I can't help but be fascinated by the loners and hold-outs living in the dangerous and life-threatening places detailed in this book. I suppose that's the whole point though. There are people unwilling to give up their homes even if they're located on an active volcano or through a mountain tunnel. Some have good reason, like hiding from abusive exes, but most are just stubborn and so unwilling to accept change that they're now hermits in their own homes. Likable hermits though!
Not a bad book - but not for everyone. It took me a while to get through. In fact, I believe I read four or five other novels in the time I was working on this one. However, I do like to read non-fiction (particularly done by journalists) and this fits the bill. It's really like a long-form newspaper or magazine article - more accurately a series of them about people with an incredible attachment to home.
heard halpern on the longform podcast and picked this up - the notion of a "bad homes" beat at the new republic was an endearing concept. billed as a book about houses, but this is really a collection of character portraits - what compels anyone to live at the margins of society, anyway? the stories are a good ride, but there's no grand insight into humanity at the end of braving home - the answer we get is "stubbornness, mostly."
I really liked this book! I wish there had been more than 5 stories for the author to tell. I'm sure there are; perhaps travel money was his prohibiting factor.
It was written more than a decade ago. I'm really curious about what had happened to these 5 people since. Is Jack's house still standing? What did hurricane Katrina do to Grand Isle? Did Ambrose and the other storm riders brave out that storm? I'm going to have to do some research...
A really fun excursion into the lives of 5 people living in extreme places. On a lava flow in Hawaii, for example. It's a pet peeve of mine that people choose to live somewhere that is totally unsustainable and generally not somewhere fit for human habitation. Los Angeles, for example. BUT, I will admit that this books rather tender portraits did soften me up a bit. And its well-written.
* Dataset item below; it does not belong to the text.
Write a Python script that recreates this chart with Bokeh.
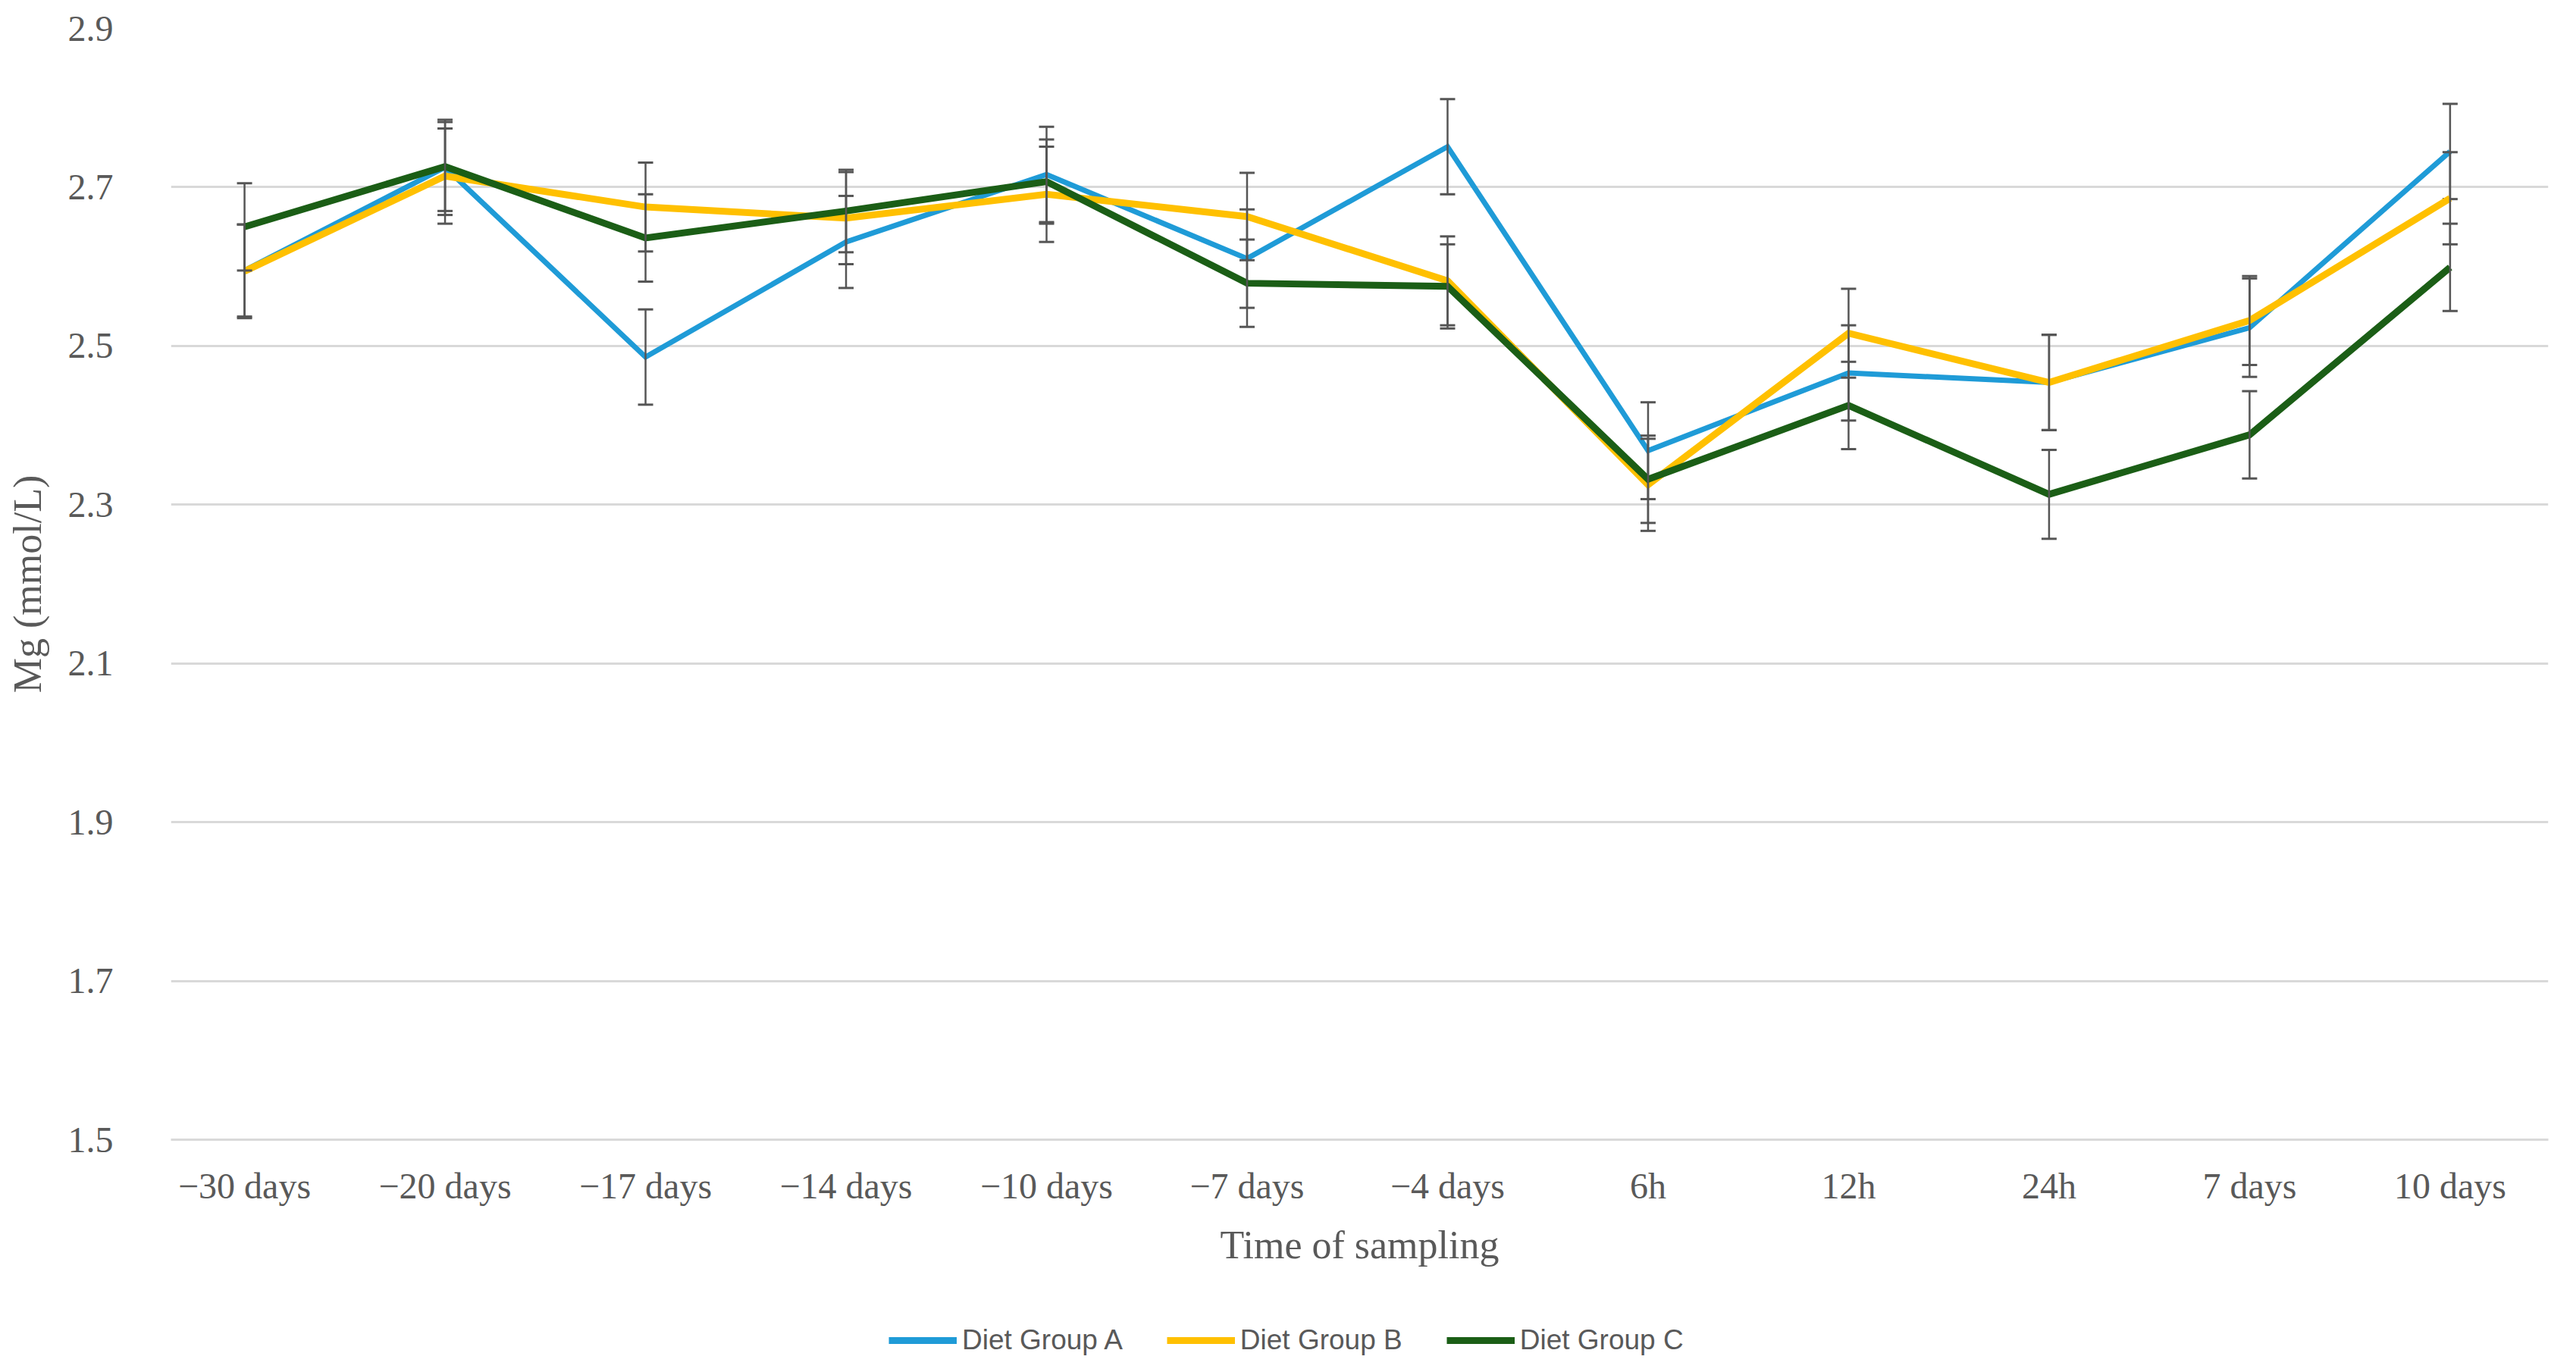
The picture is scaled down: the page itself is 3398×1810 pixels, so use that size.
from bokeh.plotting import figure
from bokeh.layouts import column
from bokeh.models import (FixedTicker, Range1d, Legend, LegendItem, ColumnDataSource)
from bokeh.embed import file_html
from bokeh.resources import INLINE

# ---------------- data ----------------
categories = ["\u221230 days", "\u221220 days", "\u221217 days", "\u221214 days", "\u221210 days",
              "\u22127 days", "\u22124 days", "6h", "12h", "24h", "7 days", "10 days"]

group_a = [2.595, 2.725, 2.486, 2.631, 2.716, 2.610, 2.751, 2.368, 2.466, 2.454, 2.523, 2.745]
group_a_err = [0.058, 0.060, 0.060, 0.058, 0.060, 0.062, 0.060, 0.061, 0.060, 0.060, 0.062, 0.060]

group_b = [2.594, 2.714, 2.675, 2.661, 2.691, 2.663, 2.582, 2.325, 2.516, 2.454, 2.532, 2.686]
group_b_err = [0.059, 0.060, 0.056, 0.058, 0.060, 0.055, 0.056, 0.058, 0.056, 0.060, 0.056, 0.058]

group_c = [2.650, 2.726, 2.636, 2.670, 2.707, 2.579, 2.575, 2.332, 2.425, 2.313, 2.388, 2.599]
group_c_err = [0.055, 0.056, 0.055, 0.052, 0.053, 0.055, 0.053, 0.055, 0.055, 0.056, 0.055, 0.055]

series_names = ["Diet Group A", "Diet Group B", "Diet Group C"]
y_ticks = [1.5, 1.7, 1.9, 2.1, 2.3, 2.5, 2.7, 2.9]

# ---------------- styles ----------------
colors = ["#1f9bd7", "#ffc000", "#1b5e16"]
widths = [7, 9, 9]
err_color = "#555555"
text_color = "#595959"
serif = "Liberation Serif"

W = 3382
H_MAIN = 1714
H_LEG = 80

p = figure(width=W, height=H_MAIN, output_backend="svg", toolbar_location=None,
           x_range=Range1d(-0.367, 11.49), y_range=Range1d(1.5, 2.9),
           min_border_left=225, min_border_right=21, min_border_top=37, min_border_bottom=211)
p.outline_line_color = None
p.background_fill_color = "white"
p.border_fill_color = "white"

xs = list(range(len(categories)))
all_series = [group_a, group_b, group_c]

for vals, errs, col, lw in zip(all_series, [group_a_err, group_b_err, group_c_err], colors, widths):
    lo = [v - e for v, e in zip(vals, errs)]
    hi = [v + e for v, e in zip(vals, errs)]
    src = ColumnDataSource(dict(x=xs, y=vals, lo=lo, hi=hi))
    p.line("x", "y", source=src, line_color=col, line_width=lw, line_join="miter")
    p.segment(x0="x", y0="lo", x1="x", y1="hi", source=src, line_color=err_color, line_width=2.5)
    p.scatter("x", "hi", source=src, marker="dash", size=20, line_color=err_color, line_width=3)
    p.scatter("x", "lo", source=src, marker="dash", size=20, line_color=err_color, line_width=3)

# ---------------- axes ----------------
p.xaxis.ticker = FixedTicker(ticks=xs)
p.xaxis.major_label_overrides = {i: c for i, c in enumerate(categories)}
p.xaxis.axis_line_color = "#d9d9d9"
p.xaxis.axis_line_width = 3
p.xaxis.major_tick_line_color = None
p.xaxis.minor_tick_line_color = None
p.xaxis.major_tick_out = 0
p.xaxis.major_tick_in = 0
p.xaxis.major_label_standoff = 34
p.xaxis.major_label_text_font = serif
p.xaxis.major_label_text_font_size = "48px"
p.xaxis.major_label_text_color = text_color
p.xaxis.axis_label = "Time of sampling"
p.xaxis.axis_label_text_font = serif
p.xaxis.axis_label_text_font_size = "52px"
p.xaxis.axis_label_text_font_style = "normal"
p.xaxis.axis_label_text_color = text_color
p.xaxis.axis_label_standoff = 20

p.yaxis.ticker = FixedTicker(ticks=y_ticks)
p.yaxis.axis_line_color = None
p.yaxis.major_tick_line_color = None
p.yaxis.minor_tick_line_color = None
p.yaxis.major_tick_out = 0
p.yaxis.major_tick_in = 0
p.yaxis.major_label_standoff = 76
p.yaxis.major_label_text_font = serif
p.yaxis.major_label_text_font_size = "48px"
p.yaxis.major_label_text_color = text_color
p.yaxis.axis_label = "Mg (mmol/L)"
p.yaxis.axis_label_text_font = serif
p.yaxis.axis_label_text_font_size = "52px"
p.yaxis.axis_label_text_font_style = "normal"
p.yaxis.axis_label_text_color = text_color
p.yaxis.axis_label_standoff = 22

p.xgrid.grid_line_color = None
p.ygrid.grid_line_color = "#d9d9d9"
p.ygrid.grid_line_width = 3

# ---------------- legend (separate strip below the chart) ----------------
# The strip's y range excludes the series values, so its renderers only feed the legend.
pl = figure(width=W, height=H_LEG, output_backend="svg", toolbar_location=None,
            x_range=Range1d(-0.367, 11.49), y_range=Range1d(0, 1),
            min_border_left=0, min_border_right=0, min_border_top=0, min_border_bottom=0)
pl.axis.visible = False
pl.grid.grid_line_color = None
pl.outline_line_color = None
pl.background_fill_color = "white"
pl.border_fill_color = "white"

leg_renderers = []
for vals, col in zip(all_series, colors):
    src = ColumnDataSource(dict(x=xs, y=vals))
    leg_renderers.append(pl.line("x", "y", source=src, line_color=col, line_width=9))

legend = Legend(items=[LegendItem(label=n, renderers=[r]) for n, r in zip(series_names, leg_renderers)],
                orientation="horizontal", location=(947, 5),
                glyph_width=90, glyph_height=42, label_height=42, label_width=205,
                label_standoff=7, spacing=58, padding=0, margin=0,
                border_line_color=None, background_fill_alpha=0,
                label_text_font="Liberation Sans", label_text_font_size="37px",
                label_text_color=text_color)
pl.add_layout(legend, "center")

layout = column(p, pl, spacing=0)
open("out.html", "w").write(file_html(layout, INLINE))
This was such an interesting book. about people who live in downright unhospitable places and their reasons for doing so. His writing is very descriptive and I felt like I was there right beside him when he investigated these places. I really enjoyed this book and am surprised more people haven't read it or heard of it.
Well written and a quick read, Halpern details the lives and unique personal qualities of five people who are place bound by circumstance, preference or destiny, in homes located in extraordinary situations: on a Hawaiian lava flow, in an Alaska vertical building, on a Louisiana flood plain and in the fire-prone canyons above Los Angeles.
very interesting story about people living in places that they shouldn't be! especially interesting after living in Mississippi after Katrina and seeing folks moving back to New Orleans. Was also friends with the author in highschool so I'm perhaps a bit biased!
I really liked this quirky little book. Jake Halpern told this tale of 5 people who cling to their homes not matter what along with a tiny bit of wonder why philosophy. This would be like a trip I'd love to take but probably am not brave enough. Its nice to know there are folks like this out there.
Great book---one of those piece-of-Americana type books. On the road with Charles Kurault type books. Now I have to do some checking and see if there are any updates on these folks and where they live. Sign of a good read is that it leaves you wanting more!
People live in some crazy places--in the middle of a lava flow, in a city enclosed in a giant condo. He paints a picture of a few of the people who practice "extreme living" on a daily basis.
I enjoyed reading this book. Not only did Halpern describe about these unique places, he did a follow up a year later which was kind of neat in and of itself.